Indonesia must brace for drop in investment: IMF

Berni K Moestafa, The Jakarta Post, Jakarta

The International Monetary Fund (IMF) warned Indonesia to
expect falling foreign investment this year as the global economy
takes a downturn, but urged it to stick to reform measures to
offset the impact.

The IMF Jakarta senior resident representative, David C.L.
Nellor, said on Tuesday that the global economic environment was
now more difficult than it had been a few weeks ago.

"There are signs of greater risk aversion, so it's more
difficult for emerging markets to attract foreign investment than
previously," he said.

Nellor was referring to last month's terrorist attacks on
Washington and New York that virtually suspended investment
outflow from the United States.

Financial institutions scrambling to conserve their cashflow
are unlikely to raise their exposures in markets considered to be
high risk, according to analysts.

But Indonesia should push ahead with its privatization and
asset sales programs despite the gloomy outlook, Nellor said.

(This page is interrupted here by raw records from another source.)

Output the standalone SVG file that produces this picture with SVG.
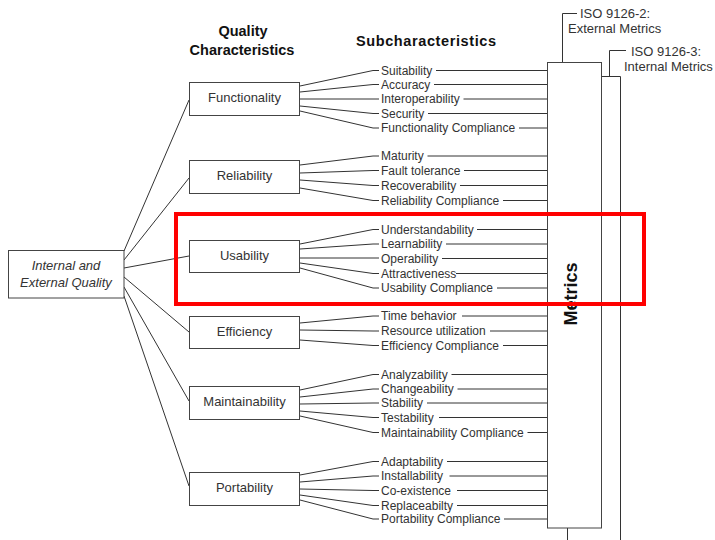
<svg xmlns="http://www.w3.org/2000/svg" width="715" height="540" viewBox="0 0 715 540">
  <style>
    .box { fill: #fff; stroke: #444; stroke-width: 1; }
    .ln { fill: none; stroke: #333; stroke-width: 1; }
    .lbl { font-family: "Liberation Sans", Arial, sans-serif; font-size: 13px; fill: #333; text-anchor: middle; }
    .sub { font-family: "Liberation Sans", Arial, sans-serif; font-size: 12px; fill: #333; }
    .hdr { font-family: "Liberation Sans", Arial, sans-serif; font-size: 14.5px; font-weight: bold; fill: #111; }
    .iso { font-family: "Liberation Sans", Arial, sans-serif; font-size: 13px; fill: #333; }
  </style>
  <rect width="715" height="540" fill="#fff"/>

  <!-- headers -->
  <g id="headers">
    <text class="hdr" x="243" y="36" text-anchor="middle">Quality</text>
    <text class="hdr" x="242" y="55" text-anchor="middle">Characteristics</text>
    <text class="hdr" x="356" y="46" font-size="15" textLength="140" lengthAdjust="spacing">Subcharacteristics</text>
  </g>

  <!-- connectors -->
  <g id="connectors" class="ln">
    <!-- root to characteristics -->
    <path d="M124,251 L189,100"/>
    <path d="M124,260 L189,178"/>
    <path d="M124,268 L189,256"/>
    <path d="M124,277 L189,332"/>
    <path d="M124,287 L189,401"/>
    <path d="M124,296 L189,486"/>
    <!-- Functionality fan -->
    <path d="M300,86 L373,70.5 H379"/>
    <path d="M300,92 L373,84.5 H379"/>
    <path d="M300,99 H379"/>
    <path d="M300,106 L373,113.5 H379"/>
    <path d="M300,111 L373,128 H379"/>
    <!-- Reliability fan -->
    <path d="M300,165 L373,156 H379"/>
    <path d="M300,173 L373,170.5 H379"/>
    <path d="M300,180 L373,185.5 H379"/>
    <path d="M300,188 L373,200.5 H379"/>
    <!-- Usability fan -->
    <path d="M300,244 L373,229.5 H379"/>
    <path d="M300,249 L373,244 H379"/>
    <path d="M300,258 H379"/>
    <path d="M300,263 L373,273.5 H379"/>
    <path d="M300,268 L373,288 H379"/>
    <!-- Efficiency fan -->
    <path d="M300,323 L373,316 H379"/>
    <path d="M300,330 L373,331 H379"/>
    <path d="M300,340 L373,345.5 H379"/>
    <!-- Maintainability fan -->
    <path d="M300,390 L373,374.5 H379"/>
    <path d="M300,397 L373,389 H379"/>
    <path d="M300,404 L373,403 H379"/>
    <path d="M300,411 L373,417.5 H379"/>
    <path d="M300,416 L373,432.5 H379"/>
    <!-- Portability fan -->
    <path d="M300,475 L373,461.5 H379"/>
    <path d="M300,482 L373,476 H379"/>
    <path d="M300,489 L373,490.5 H379"/>
    <path d="M300,495 L373,505.5 H379"/>
    <path d="M300,500 L373,519 H379"/>
    <!-- subcharacteristics to metrics -->
    <path d="M436,70.5 H547"/>
    <path d="M434,84.5 H547"/>
    <path d="M463.5,99 H547"/>
    <path d="M428,113.5 H547"/>
    <path d="M519,128 H547"/>
    <path d="M427.5,156 H547"/>
    <path d="M464,170.5 H547"/>
    <path d="M460,185.5 H547"/>
    <path d="M503,200.5 H547"/>
    <path d="M477,229.5 H547"/>
    <path d="M446,244 H547"/>
    <path d="M442,258.5 H547"/>
    <path d="M456,273.5 H547"/>
    <path d="M497,288 H547"/>
    <path d="M462,316 H547"/>
    <path d="M490,331 H547"/>
    <path d="M503,345.5 H547"/>
    <path d="M451.5,374.5 H547"/>
    <path d="M457.5,389 H547"/>
    <path d="M427,403 H547"/>
    <path d="M439,417.5 H547"/>
    <path d="M527.5,432.5 H547"/>
    <path d="M447,461.5 H547"/>
    <path d="M449.5,476 H547"/>
    <path d="M457,490.5 H547"/>
    <path d="M457,505.5 H547"/>
    <path d="M504,519 H547"/>
    <!-- ISO brackets -->
    <path d="M562.5,62 V13.5 H577"/>
    <path d="M609.5,76 V50.5 H626"/>
    <path d="M567.5,528 V540"/>
  </g>

  <!-- root node -->
  <g id="quality">
    <rect class="box" x="8.5" y="250.5" width="115.5" height="47.5"/>
    <text class="lbl" x="66" y="270" font-style="italic">Internal and</text>
    <text class="lbl" x="66" y="287" font-style="italic">External Quality</text>
  </g>

  <!-- characteristics -->
  <g id="functionality">
    <rect class="box" x="189.5" y="82.5" width="110" height="33"/>
    <text class="lbl" x="244.5" y="102">Functionality</text>
  </g>
  <g id="reliability">
    <rect class="box" x="189.5" y="160.5" width="110" height="33"/>
    <text class="lbl" x="244.5" y="180">Reliability</text>
  </g>
  <g id="usability">
    <rect class="box" x="189.5" y="240.5" width="110" height="32"/>
    <text class="lbl" x="244.5" y="260">Usability</text>
  </g>
  <g id="efficiency">
    <rect class="box" x="189.5" y="316.5" width="110" height="32"/>
    <text class="lbl" x="244.5" y="336">Efficiency</text>
  </g>
  <g id="maintainability">
    <rect class="box" x="189.5" y="386.5" width="110" height="33"/>
    <text class="lbl" x="244.5" y="406">Maintainability</text>
  </g>
  <g id="portability">
    <rect class="box" x="189.5" y="472.5" width="110" height="33"/>
    <text class="lbl" x="244.5" y="492">Portability</text>
  </g>

  <!-- subcharacteristics -->
  <g id="subcharacteristics" class="sub">
    <text x="381" y="74.5">Suitability</text>
    <text x="381" y="88.5">Accuracy</text>
    <text x="381" y="103">Interoperability</text>
    <text x="381" y="117.5">Security</text>
    <text x="381" y="132">Functionality Compliance</text>
    <text x="381" y="160">Maturity</text>
    <text x="381" y="174.5">Fault tolerance</text>
    <text x="381" y="189.5">Recoverability</text>
    <text x="381" y="204.5">Reliability Compliance</text>
    <text x="381" y="233.5">Understandability</text>
    <text x="381" y="248">Learnability</text>
    <text x="381" y="262.5">Operability</text>
    <text x="381" y="277.5">Attractiveness</text>
    <text x="381" y="292">Usability Compliance</text>
    <text x="381" y="320">Time behavior</text>
    <text x="381" y="335">Resource utilization</text>
    <text x="381" y="349.5">Efficiency Compliance</text>
    <text x="381" y="378.5">Analyzability</text>
    <text x="381" y="393">Changeability</text>
    <text x="381" y="407">Stability</text>
    <text x="381" y="421.5">Testability</text>
    <text x="381" y="436.5">Maintainability Compliance</text>
    <text x="381" y="465.5">Adaptability</text>
    <text x="381" y="480">Installability</text>
    <text x="381" y="494.5">Co-existence</text>
    <text x="381" y="509.5">Replaceabilty</text>
    <text x="381" y="523">Portability Compliance</text>
  </g>

  <!-- metrics columns -->
  <g id="metrics">
    <path class="ln" d="M601.5,76.5 H620.5 V540"/>
    <rect class="box" x="547.5" y="62.5" width="54" height="465.5"/>
    <text transform="translate(576.5,294) rotate(-90)" text-anchor="middle" font-family="Liberation Sans, Arial, sans-serif" font-size="18" font-weight="bold" fill="#111">Metrics</text>
  </g>

  <!-- ISO labels -->
  <g id="iso-labels" class="iso">
    <text x="580" y="18">ISO 9126-2:</text>
    <text x="568" y="33">External Metrics</text>
    <text x="631" y="55.5">ISO 9126-3:</text>
    <text x="624" y="71">Internal Metrics</text>
  </g>

  <!-- highlight frame -->
  <rect id="highlight" x="176" y="214" width="468" height="90" fill="none" stroke="#ff0000" stroke-width="4"/>
</svg>
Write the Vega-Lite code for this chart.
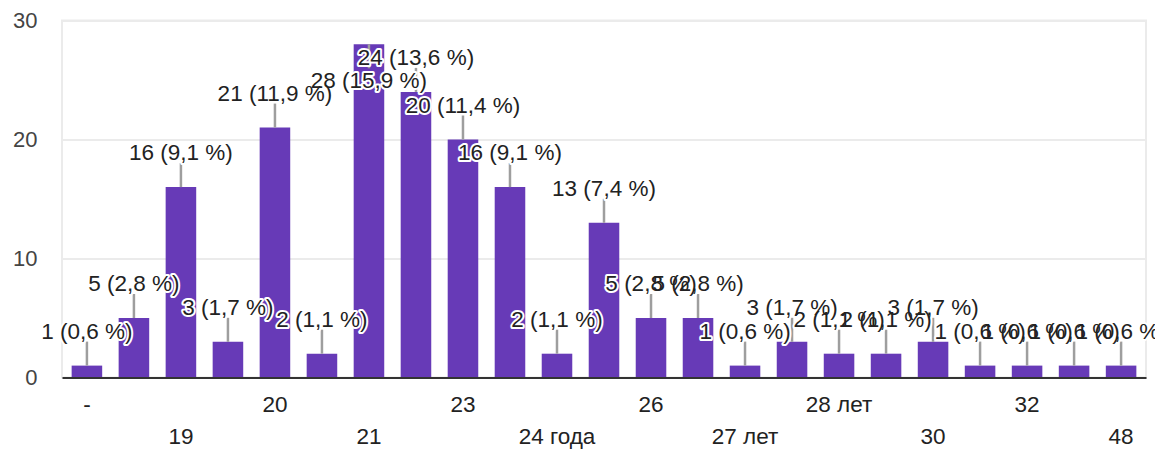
{
  "$schema": "https://vega.github.io/schema/vega-lite/v6.json",
  "width": 1084,
  "height": 357,
  "autosize": {"type": "none"},
  "padding": {"left": 62, "top": 20.5, "right": 9, "bottom": 74.5},
  "background": "white",
  "config": {"view": {"stroke": "#ebebeb", "strokeWidth": 2}, "font": "Liberation Sans"},
  "data": {
    "values": [
      {"age": "-", "count": 1, "label": "1 (0,6 %)"},
      {"age": "18", "count": 5, "label": "5 (2,8 %)"},
      {"age": "19", "count": 16, "label": "16 (9,1 %)"},
      {"age": "19 лет", "count": 3, "label": "3 (1,7 %)"},
      {"age": "20", "count": 21, "label": "21 (11,9 %)"},
      {"age": "20 лет", "count": 2, "label": "2 (1,1 %)"},
      {"age": "21", "count": 28, "label": "28 (15,9 %)"},
      {"age": "22", "count": 24, "label": "24 (13,6 %)"},
      {"age": "23", "count": 20, "label": "20 (11,4 %)"},
      {"age": "24", "count": 16, "label": "16 (9,1 %)"},
      {"age": "24 года", "count": 2, "label": "2 (1,1 %)"},
      {"age": "25", "count": 13, "label": "13 (7,4 %)"},
      {"age": "26", "count": 5, "label": "5 (2,8 %)"},
      {"age": "27", "count": 5, "label": "5 (2,8 %)"},
      {"age": "27 лет", "count": 1, "label": "1 (0,6 %)"},
      {"age": "28", "count": 3, "label": "3 (1,7 %)"},
      {"age": "28 лет", "count": 2, "label": "2 (1,1 %)"},
      {"age": "29", "count": 2, "label": "2 (1,1 %)"},
      {"age": "30", "count": 3, "label": "3 (1,7 %)"},
      {"age": "31", "count": 1, "label": "1 (0,6 %)"},
      {"age": "32", "count": 1, "label": "1 (0,6 %)"},
      {"age": "35", "count": 1, "label": "1 (0,6 %)"},
      {"age": "48", "count": 1, "label": "1 (0,6 %)"}
    ]
  },
  "encoding": {
    "x": {
      "field": "age",
      "type": "nominal",
      "sort": null,
      "scale": {"paddingInner": 0.35, "paddingOuter": 0.205},
      "axis": {
        "title": null,
        "zindex": 1,
        "domainColor": "#333333",
        "domainWidth": 2,
        "ticks": false,
        "labelAngle": 0,
        "labelFontSize": 22.5,
        "labelColor": "#222222",
        "labelPadding": 16,
        "labelLineHeight": 32,
        "labelOverlap": false,
        "labelExpr": "indexof(['-','20','23','26','28 лет','32'], datum.value) >= 0 ? datum.value : (indexof(['19','21','24 года','27 лет','30','48'], datum.value) >= 0 ? ['', datum.value] : '')"
      }
    },
    "y": {
      "field": "count",
      "type": "quantitative",
      "scale": {"domain": [0, 30]},
      "axis": {
        "title": null,
        "values": [0, 10, 20, 30],
        "domain": false,
        "ticks": false,
        "gridColor": "#ebebeb",
        "gridWidth": 2,
        "labelFontSize": 22,
        "labelColor": "#444444",
        "labelPadding": 25
      }
    }
  },
  "layer": [
    {"mark": {"type": "bar", "color": "#673ab7"}},
    {
      "transform": [{"filter": "datum.count < 28"}],
      "mark": {"type": "rule", "color": "#9e9e9e", "strokeWidth": 2.5, "y2Offset": -24},
      "encoding": {"y2": {"field": "count"}}
    },
    {
      "transform": [{"filter": "datum.count >= 28"}],
      "mark": {"type": "rule", "color": "#9e9e9e", "strokeWidth": 2.5, "y2Offset": 24},
      "encoding": {"y2": {"field": "count"}}
    },
    {
      "transform": [{"filter": "datum.count < 28"}],
      "mark": {"type": "text", "fontSize": 22.5, "dy": -34, "baseline": "middle", "align": "center", "fill": "white", "stroke": "white", "strokeWidth": 4, "strokeJoin": "round"},
      "encoding": {"text": {"field": "label"}}
    },
    {
      "transform": [{"filter": "datum.count >= 28"}],
      "mark": {"type": "text", "fontSize": 22.5, "dy": 37, "baseline": "middle", "align": "center", "fill": "white", "stroke": "white", "strokeWidth": 4, "strokeJoin": "round"},
      "encoding": {"text": {"field": "label"}}
    },
    {
      "transform": [{"filter": "datum.count >= 28"}],
      "mark": {"type": "text", "fontSize": 22.5, "dy": 37, "baseline": "middle", "align": "center", "color": "#222222"},
      "encoding": {"text": {"field": "label"}}
    },
    {
      "transform": [{"filter": "datum.count < 28"}],
      "mark": {"type": "text", "fontSize": 22.5, "dy": -34, "baseline": "middle", "align": "center", "color": "#222222"},
      "encoding": {"text": {"field": "label"}}
    }
  ]
}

"I don't think it's time to ease up (on the targets). Because
if it's true that there will be less investment from the outside,
the domestic economy must be even stronger to restore economic
growth," he explained.

To fortify the domestic economy, the government must
restructure the banking sector by getting their assets back to
work he said.

"Privatization plays an important role as part of that
exercise," he said.

State Minister for State Enterprises Development, Laksamana
Sukardi, admitted recent global developments had made it harder
to meet this year's privatization and asset sales targets.

"There will be less appetite from the Wall Street type of
investors," he said, but added the government did not rely on
them to invest in Indonesia.

"From the regional investors, in anticipation of AFTA (Asean
Free Trade Area), there's still a lot of appetite," he noted.

AFTA is slated for 2002. A drop in trade barriers allows
companies to operate more freely among ASEAN member countries,
thereby encouraging ownership of local companies.

The government is aiming to raise Rp 6.5 trillion (about
US$650 million) through privatization, and another Rp 27 trillion
in assets sales by the Indonesian Bank Restructuring Agency
(IBRA).

But these targets have been put at further risk by the rise in
anti-foreign sentiment over the past few days.

Islamic militant groups took to the streets of several cities
to protest against a possible U.S.-led military campaign
targeting Afghanistan.

They also threatened to sweep for American citizens and expel
them, should their government attack Afghanistan.

Laksamana said the protests were minor in scale, and should
not affect foreign investors' perceptions of security in
Indonesia.

He described the protests as an emotional reaction by locals
to the U.S. retaliation plans.

"You should not forget that this is a country with a large
Muslim population," he said.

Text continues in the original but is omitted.